United Parcel Service Inc. executives noted at an investors conference in New York on March 12 a volume decline in February and that meeting earnings guidance for the first quarter may be tough, but said the company is set for long-term growth globally.
UPS Chief Financial Officer Kurt Kuehn told Wall Street analysts and investors several economic indicators recently worsened. The Atlanta-based shipping giant's U.S. package segment experienced a solid January, but volume fell in February almost across the entire customer base.
"If these trends continue through March, our earnings guidance for the first quarter will be difficult to achieve," Kuehn added.
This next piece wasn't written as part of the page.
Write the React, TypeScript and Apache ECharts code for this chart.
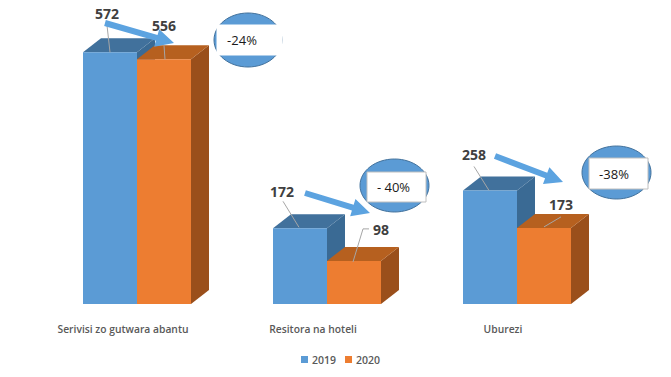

Other areas of the business are performing well. For example, international average daily volume, including U.S. export volume, continues to show strong growth. Kuehn also said the international and supply chain segments remain on target for the quarter. Despite short-term economic challenges, UPS said it still expects earnings for 2008 to be in the range of $4.30 to $4.50 a share.
UPS Chairman and CEO Scott Davis echoed Kuehn's bullish take on the international market.
"Today, only 20-to-30 percent of trade actually crosses a country's borders," Davis said. "By 2025, that statistic is expected to be 80 percent. This means there's a lot of opportunity going forward."
In 2008, UPS plans to expand UPS-owned operations in China, open its new Shanghai hub, buy its package agent in Romania, boost delivery times on thousands of UPS Freight lanes in the United States, add Express morning delivery to five more countries, begin a new air freight product portfolio and receive seven 747-400 jet freighters.